> Set problem:
Beneath this line sits some data. Return only its lines from the one holding "Recreate this image as a LaTeX" through the one holding "(toptxt2) at (317.5,31)", inclusive, exactly, with the images removed.

----- Rows

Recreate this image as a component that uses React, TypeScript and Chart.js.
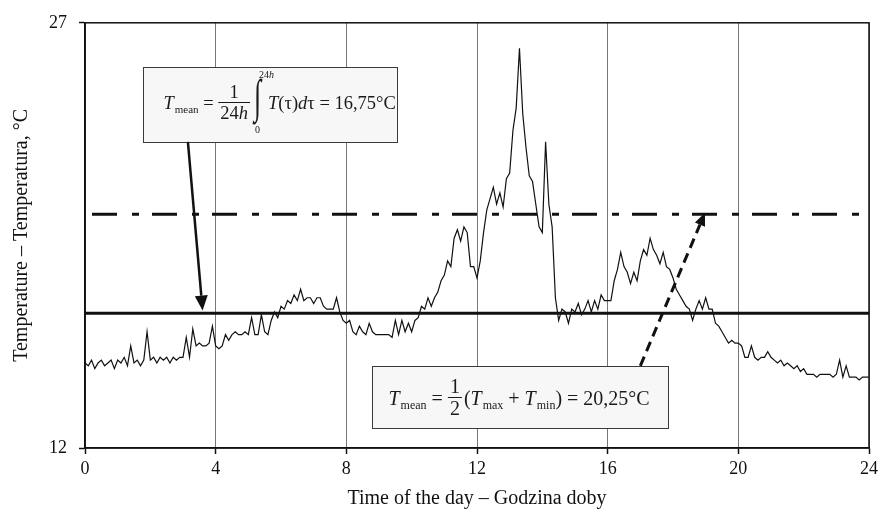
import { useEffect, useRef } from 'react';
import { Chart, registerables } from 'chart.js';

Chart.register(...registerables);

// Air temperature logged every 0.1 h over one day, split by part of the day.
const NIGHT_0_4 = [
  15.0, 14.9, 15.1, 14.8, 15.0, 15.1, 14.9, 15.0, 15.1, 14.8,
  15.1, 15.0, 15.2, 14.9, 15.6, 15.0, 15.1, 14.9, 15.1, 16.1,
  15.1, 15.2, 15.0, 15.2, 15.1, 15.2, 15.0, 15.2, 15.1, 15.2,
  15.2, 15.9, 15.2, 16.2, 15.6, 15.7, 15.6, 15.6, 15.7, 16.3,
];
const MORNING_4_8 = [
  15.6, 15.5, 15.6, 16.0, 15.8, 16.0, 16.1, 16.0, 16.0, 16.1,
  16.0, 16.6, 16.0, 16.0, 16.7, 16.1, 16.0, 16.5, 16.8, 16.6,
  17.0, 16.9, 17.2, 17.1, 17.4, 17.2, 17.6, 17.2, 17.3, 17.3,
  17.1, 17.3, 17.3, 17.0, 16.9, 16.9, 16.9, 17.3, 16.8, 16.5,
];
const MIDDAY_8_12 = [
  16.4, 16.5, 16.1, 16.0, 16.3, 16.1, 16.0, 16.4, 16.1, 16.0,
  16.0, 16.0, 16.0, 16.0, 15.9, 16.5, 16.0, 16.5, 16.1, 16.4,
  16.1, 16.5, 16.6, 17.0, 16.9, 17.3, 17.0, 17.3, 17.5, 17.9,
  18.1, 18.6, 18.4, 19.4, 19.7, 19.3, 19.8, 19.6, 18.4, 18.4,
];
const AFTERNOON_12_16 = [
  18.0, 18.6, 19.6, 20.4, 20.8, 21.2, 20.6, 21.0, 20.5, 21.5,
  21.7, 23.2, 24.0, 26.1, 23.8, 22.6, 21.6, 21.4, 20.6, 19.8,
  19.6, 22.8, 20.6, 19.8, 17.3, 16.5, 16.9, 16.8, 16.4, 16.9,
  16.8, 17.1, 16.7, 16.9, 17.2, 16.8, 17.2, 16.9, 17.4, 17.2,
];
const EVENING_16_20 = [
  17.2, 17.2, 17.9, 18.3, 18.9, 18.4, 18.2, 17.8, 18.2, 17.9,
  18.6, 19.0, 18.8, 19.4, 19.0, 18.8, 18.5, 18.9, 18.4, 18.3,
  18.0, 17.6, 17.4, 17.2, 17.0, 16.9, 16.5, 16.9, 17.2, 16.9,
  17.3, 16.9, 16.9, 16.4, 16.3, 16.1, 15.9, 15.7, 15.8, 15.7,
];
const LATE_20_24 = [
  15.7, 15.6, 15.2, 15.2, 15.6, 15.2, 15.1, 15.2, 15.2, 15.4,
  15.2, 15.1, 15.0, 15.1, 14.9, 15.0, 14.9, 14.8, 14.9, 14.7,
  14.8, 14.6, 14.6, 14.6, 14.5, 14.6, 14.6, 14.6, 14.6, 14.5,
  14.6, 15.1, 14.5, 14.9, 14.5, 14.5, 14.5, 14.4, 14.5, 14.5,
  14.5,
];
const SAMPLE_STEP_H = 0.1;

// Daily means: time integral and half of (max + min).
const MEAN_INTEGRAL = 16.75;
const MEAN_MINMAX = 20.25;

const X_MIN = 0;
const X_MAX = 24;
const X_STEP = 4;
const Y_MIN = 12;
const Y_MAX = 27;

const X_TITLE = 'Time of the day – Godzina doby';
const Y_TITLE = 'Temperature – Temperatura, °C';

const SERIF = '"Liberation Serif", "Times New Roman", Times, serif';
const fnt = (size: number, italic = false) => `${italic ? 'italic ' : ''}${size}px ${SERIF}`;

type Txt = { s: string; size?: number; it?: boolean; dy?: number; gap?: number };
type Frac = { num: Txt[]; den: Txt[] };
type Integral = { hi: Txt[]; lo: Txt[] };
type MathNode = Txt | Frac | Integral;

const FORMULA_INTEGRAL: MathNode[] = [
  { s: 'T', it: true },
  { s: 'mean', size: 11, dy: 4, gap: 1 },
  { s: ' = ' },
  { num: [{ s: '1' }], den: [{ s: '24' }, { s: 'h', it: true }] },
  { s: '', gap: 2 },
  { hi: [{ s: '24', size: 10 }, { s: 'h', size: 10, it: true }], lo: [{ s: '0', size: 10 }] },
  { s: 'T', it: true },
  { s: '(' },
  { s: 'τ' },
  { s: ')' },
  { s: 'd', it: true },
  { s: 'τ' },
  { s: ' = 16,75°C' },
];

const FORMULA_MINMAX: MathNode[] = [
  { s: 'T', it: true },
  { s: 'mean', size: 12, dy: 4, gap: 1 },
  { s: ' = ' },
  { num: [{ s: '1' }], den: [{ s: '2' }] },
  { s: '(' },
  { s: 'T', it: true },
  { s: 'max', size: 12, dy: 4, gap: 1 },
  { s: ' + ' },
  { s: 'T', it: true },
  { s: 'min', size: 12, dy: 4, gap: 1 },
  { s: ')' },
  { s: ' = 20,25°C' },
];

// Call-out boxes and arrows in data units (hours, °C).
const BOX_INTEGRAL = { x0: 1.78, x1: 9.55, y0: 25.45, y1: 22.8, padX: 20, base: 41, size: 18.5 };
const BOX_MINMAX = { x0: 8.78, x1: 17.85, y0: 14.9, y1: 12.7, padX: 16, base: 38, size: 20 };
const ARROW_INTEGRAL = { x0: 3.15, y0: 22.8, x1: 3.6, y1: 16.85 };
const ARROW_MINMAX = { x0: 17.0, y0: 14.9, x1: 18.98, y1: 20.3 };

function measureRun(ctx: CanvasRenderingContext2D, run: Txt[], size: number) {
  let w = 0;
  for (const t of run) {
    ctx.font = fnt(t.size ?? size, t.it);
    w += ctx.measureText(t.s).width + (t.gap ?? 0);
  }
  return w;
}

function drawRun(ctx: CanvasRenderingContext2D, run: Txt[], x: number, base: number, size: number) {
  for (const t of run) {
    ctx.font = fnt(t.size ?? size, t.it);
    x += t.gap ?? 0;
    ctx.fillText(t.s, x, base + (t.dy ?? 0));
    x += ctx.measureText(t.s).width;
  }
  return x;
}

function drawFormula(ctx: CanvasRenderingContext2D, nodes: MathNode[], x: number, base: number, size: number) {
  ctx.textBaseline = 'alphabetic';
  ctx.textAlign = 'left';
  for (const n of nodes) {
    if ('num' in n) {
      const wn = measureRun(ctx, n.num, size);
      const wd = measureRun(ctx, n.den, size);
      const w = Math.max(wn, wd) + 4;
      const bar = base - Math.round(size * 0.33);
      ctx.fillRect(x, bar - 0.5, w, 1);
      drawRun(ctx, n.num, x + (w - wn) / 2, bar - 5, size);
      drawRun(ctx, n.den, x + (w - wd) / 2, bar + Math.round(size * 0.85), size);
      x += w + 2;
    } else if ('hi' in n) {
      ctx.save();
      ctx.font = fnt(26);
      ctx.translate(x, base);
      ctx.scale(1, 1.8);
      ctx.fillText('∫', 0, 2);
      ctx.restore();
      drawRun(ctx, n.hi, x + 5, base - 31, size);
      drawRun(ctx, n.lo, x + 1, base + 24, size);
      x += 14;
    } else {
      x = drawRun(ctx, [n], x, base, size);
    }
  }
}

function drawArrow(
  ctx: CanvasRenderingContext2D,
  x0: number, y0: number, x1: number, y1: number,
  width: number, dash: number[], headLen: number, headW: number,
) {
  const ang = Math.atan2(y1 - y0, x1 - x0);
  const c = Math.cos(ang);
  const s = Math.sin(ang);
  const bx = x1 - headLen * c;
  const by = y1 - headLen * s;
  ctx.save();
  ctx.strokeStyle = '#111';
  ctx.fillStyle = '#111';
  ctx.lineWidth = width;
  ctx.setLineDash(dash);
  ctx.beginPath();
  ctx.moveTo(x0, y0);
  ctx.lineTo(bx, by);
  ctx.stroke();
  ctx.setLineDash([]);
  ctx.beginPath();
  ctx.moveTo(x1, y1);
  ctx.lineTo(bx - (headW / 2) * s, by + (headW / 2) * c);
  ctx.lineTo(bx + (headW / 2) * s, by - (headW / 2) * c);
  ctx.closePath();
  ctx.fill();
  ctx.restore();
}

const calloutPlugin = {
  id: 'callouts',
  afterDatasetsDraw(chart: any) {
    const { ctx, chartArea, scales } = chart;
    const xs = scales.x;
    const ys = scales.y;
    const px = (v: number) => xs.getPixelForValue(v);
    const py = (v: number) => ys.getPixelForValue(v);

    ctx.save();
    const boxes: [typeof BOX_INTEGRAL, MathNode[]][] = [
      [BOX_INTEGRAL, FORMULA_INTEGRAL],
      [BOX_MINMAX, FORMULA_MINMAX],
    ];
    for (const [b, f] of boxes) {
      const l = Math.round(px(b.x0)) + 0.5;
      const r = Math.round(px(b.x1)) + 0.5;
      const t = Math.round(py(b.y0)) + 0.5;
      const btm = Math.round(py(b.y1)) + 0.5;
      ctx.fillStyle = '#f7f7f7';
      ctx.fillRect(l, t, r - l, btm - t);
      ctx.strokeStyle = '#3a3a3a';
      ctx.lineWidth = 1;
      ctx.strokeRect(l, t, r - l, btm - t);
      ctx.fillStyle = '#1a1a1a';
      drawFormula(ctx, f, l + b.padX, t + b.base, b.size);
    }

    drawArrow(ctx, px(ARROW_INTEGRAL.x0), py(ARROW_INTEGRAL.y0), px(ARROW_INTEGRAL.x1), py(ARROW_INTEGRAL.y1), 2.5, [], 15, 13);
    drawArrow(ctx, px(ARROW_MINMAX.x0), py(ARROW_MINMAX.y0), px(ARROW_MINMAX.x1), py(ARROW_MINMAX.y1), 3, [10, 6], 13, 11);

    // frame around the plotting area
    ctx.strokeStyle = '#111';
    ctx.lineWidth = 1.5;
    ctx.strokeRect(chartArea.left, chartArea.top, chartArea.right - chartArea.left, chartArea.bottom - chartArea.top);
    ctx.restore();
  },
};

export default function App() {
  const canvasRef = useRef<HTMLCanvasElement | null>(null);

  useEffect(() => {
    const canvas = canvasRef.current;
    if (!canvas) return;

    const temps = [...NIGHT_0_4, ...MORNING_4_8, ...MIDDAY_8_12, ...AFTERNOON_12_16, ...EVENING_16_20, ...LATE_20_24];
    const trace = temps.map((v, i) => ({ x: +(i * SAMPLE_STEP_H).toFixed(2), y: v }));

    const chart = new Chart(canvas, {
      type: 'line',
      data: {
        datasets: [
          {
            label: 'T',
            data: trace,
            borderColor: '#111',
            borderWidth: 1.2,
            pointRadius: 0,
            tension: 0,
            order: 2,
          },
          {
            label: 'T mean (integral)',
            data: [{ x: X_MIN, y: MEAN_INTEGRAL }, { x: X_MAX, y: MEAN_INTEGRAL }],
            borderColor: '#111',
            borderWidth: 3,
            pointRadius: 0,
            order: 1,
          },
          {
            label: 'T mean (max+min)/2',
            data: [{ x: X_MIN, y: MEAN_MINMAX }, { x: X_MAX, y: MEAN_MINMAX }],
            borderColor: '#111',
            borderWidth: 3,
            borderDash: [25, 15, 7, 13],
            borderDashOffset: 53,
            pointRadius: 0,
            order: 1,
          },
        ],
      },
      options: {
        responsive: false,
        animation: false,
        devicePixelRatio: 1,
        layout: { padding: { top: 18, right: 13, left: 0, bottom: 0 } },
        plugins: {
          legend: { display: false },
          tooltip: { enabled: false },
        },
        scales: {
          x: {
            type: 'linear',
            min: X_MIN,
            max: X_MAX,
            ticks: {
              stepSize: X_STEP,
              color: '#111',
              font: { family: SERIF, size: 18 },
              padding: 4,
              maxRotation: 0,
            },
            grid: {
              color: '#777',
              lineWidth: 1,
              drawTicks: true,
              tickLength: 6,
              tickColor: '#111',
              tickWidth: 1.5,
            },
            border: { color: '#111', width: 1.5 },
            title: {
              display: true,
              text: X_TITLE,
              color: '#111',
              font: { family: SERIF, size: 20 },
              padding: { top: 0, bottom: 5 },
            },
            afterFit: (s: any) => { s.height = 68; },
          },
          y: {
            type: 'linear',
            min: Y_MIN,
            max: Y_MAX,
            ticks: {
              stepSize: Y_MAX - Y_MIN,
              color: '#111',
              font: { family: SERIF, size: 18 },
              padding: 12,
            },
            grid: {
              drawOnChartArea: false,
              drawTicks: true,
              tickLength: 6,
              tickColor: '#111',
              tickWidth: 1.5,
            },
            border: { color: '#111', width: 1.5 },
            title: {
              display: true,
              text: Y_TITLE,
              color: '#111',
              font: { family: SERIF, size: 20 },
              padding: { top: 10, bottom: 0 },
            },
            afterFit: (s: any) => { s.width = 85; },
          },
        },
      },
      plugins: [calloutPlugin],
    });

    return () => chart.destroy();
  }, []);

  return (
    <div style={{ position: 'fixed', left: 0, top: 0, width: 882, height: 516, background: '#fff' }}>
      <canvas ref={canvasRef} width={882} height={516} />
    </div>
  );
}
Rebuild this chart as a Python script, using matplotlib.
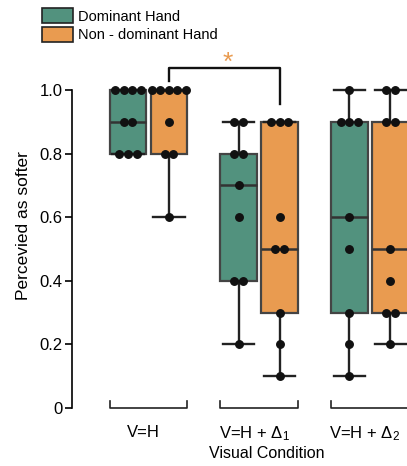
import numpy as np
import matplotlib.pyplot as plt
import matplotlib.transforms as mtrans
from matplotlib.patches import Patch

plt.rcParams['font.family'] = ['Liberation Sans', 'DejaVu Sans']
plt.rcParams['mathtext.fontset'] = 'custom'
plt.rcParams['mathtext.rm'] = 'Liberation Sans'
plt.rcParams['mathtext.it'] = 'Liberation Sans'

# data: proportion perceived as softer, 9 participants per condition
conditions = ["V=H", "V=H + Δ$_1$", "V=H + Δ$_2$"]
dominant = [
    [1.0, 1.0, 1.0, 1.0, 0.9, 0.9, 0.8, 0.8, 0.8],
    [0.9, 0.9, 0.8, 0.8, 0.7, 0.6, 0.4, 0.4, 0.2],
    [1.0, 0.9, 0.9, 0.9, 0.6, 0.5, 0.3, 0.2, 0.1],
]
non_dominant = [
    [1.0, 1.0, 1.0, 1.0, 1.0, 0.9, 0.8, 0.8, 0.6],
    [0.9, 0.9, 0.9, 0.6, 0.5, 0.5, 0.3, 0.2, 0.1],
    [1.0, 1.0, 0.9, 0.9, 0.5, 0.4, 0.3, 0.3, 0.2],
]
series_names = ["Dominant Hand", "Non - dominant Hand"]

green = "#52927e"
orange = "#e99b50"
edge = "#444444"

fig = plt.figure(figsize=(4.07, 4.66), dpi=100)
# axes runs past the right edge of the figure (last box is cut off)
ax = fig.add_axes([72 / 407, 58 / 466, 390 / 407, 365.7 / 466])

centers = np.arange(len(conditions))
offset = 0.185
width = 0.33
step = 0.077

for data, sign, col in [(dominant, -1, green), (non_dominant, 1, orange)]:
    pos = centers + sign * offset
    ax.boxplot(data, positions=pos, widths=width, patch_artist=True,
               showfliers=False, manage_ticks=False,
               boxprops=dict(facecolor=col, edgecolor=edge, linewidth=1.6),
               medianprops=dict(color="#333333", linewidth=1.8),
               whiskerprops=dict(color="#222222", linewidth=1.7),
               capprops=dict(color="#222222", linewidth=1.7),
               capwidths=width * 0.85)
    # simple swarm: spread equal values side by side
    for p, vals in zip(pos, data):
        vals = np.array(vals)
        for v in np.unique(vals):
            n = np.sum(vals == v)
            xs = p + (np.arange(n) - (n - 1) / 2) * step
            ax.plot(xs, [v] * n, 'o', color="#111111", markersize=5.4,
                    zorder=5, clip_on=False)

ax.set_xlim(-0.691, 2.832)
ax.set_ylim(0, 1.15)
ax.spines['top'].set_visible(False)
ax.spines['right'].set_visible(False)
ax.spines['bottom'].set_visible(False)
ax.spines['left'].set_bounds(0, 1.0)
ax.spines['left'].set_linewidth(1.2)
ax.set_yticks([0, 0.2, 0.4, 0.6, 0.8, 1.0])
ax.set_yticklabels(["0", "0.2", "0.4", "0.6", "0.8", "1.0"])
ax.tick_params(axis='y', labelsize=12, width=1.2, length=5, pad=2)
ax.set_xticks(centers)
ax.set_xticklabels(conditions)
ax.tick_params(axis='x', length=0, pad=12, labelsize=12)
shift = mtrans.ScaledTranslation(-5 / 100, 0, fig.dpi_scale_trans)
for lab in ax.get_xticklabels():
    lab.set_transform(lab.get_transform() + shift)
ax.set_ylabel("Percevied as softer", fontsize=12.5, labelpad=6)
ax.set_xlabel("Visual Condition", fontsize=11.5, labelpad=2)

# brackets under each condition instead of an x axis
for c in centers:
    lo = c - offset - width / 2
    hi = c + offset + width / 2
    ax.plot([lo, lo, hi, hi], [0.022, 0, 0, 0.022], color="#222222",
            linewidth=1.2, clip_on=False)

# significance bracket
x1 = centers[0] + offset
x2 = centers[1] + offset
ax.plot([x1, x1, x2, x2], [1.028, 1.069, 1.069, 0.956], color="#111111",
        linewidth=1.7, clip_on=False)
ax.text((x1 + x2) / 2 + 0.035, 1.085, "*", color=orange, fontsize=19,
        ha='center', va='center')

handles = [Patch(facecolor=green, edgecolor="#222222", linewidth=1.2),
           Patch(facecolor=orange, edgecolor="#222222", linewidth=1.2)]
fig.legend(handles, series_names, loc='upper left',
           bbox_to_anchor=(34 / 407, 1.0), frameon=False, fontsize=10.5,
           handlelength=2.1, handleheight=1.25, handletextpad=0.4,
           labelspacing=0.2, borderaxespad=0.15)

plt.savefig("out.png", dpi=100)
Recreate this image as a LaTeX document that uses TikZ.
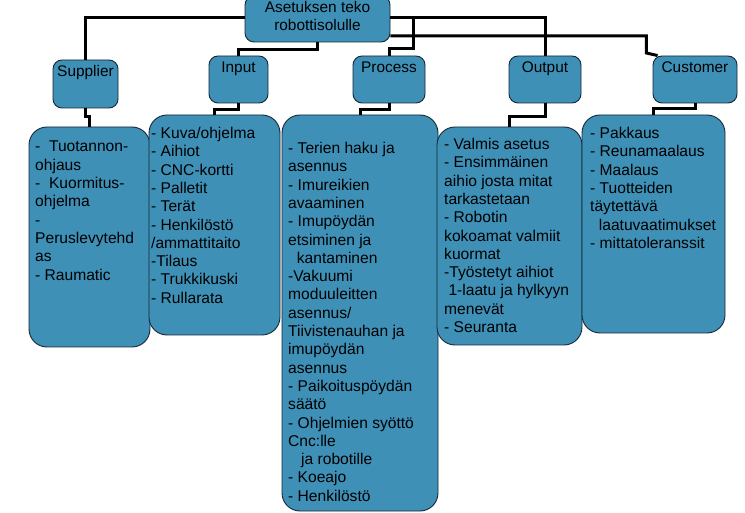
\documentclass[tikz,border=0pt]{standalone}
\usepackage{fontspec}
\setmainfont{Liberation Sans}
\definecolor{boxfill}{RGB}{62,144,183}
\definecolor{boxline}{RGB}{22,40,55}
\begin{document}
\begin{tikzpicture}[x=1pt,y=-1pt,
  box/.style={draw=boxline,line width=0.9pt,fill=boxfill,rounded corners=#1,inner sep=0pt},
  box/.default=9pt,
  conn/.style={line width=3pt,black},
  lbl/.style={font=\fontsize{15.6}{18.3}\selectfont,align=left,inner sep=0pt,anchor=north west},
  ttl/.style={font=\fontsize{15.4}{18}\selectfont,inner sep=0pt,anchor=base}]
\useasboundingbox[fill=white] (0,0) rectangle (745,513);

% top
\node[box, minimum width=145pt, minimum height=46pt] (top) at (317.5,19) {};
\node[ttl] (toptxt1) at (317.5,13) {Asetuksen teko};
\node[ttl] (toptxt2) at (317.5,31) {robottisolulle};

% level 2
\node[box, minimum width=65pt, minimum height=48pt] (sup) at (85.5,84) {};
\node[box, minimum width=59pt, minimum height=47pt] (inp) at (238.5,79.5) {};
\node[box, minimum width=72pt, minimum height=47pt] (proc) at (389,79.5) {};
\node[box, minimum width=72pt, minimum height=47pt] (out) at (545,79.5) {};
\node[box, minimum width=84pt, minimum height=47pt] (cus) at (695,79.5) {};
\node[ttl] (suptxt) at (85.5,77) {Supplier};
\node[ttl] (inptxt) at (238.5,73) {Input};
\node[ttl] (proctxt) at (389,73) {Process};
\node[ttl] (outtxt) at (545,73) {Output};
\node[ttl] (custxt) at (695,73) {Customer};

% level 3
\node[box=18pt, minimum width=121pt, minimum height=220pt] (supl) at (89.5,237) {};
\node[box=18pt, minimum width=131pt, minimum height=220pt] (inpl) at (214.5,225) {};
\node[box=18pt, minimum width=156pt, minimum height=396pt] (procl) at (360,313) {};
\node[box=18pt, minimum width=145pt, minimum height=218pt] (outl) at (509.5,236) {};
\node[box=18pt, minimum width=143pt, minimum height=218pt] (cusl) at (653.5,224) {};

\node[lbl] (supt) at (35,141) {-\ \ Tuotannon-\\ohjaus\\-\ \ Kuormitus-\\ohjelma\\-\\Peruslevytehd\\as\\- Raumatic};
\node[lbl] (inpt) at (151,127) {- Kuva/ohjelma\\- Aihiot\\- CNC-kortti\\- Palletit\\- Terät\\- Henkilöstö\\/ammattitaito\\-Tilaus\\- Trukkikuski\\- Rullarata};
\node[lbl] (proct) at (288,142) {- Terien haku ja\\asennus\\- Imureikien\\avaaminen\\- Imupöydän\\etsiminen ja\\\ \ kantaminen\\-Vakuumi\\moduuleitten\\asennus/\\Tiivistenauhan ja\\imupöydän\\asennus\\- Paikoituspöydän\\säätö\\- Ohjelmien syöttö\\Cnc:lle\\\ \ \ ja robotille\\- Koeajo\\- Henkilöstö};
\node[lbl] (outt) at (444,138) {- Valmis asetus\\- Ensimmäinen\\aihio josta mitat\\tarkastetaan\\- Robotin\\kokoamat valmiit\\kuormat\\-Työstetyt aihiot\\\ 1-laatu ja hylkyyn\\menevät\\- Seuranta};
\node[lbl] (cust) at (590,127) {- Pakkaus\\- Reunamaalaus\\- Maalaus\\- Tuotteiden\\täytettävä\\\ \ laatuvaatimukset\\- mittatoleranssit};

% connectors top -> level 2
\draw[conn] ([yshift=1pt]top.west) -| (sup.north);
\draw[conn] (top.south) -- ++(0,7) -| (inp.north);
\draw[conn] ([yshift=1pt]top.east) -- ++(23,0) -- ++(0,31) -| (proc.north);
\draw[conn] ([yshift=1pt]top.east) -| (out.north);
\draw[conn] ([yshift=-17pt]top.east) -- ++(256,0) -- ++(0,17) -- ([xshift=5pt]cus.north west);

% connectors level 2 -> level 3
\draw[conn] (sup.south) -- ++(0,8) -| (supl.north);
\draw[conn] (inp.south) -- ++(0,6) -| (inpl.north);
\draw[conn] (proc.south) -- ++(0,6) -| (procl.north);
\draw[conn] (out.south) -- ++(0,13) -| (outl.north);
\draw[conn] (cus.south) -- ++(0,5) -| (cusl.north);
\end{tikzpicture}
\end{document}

----------

> Complete answer:
Recreate this image as a LaTeX document that uses TikZ.
\documentclass[tikz,border=0pt]{standalone}
\usepackage{fontspec}
\setmainfont{Liberation Sans}
\definecolor{boxfill}{RGB}{62,144,183}
\definecolor{boxline}{RGB}{22,40,55}
\begin{document}
\begin{tikzpicture}[x=1pt,y=-1pt,
  box/.style={draw=boxline,line width=0.9pt,fill=boxfill,rounded corners=#1,inner sep=0pt},
  box/.default=9pt,
  conn/.style={line width=3pt,black},
  lbl/.style={font=\fontsize{15.6}{18.3}\selectfont,align=left,inner sep=0pt,anchor=north west},
  ttl/.style={font=\fontsize{15.4}{18}\selectfont,inner sep=0pt,anchor=base}]
\useasboundingbox[fill=white] (0,0) rectangle (745,513);

% top
\node[box, minimum width=145pt, minimum height=46pt] (top) at (317.5,19) {};
\node[ttl] (toptxt1) at (317.5,13) {Asetuksen teko};
\node[ttl] (toptxt2) at (317.5,31) {robottisolulle};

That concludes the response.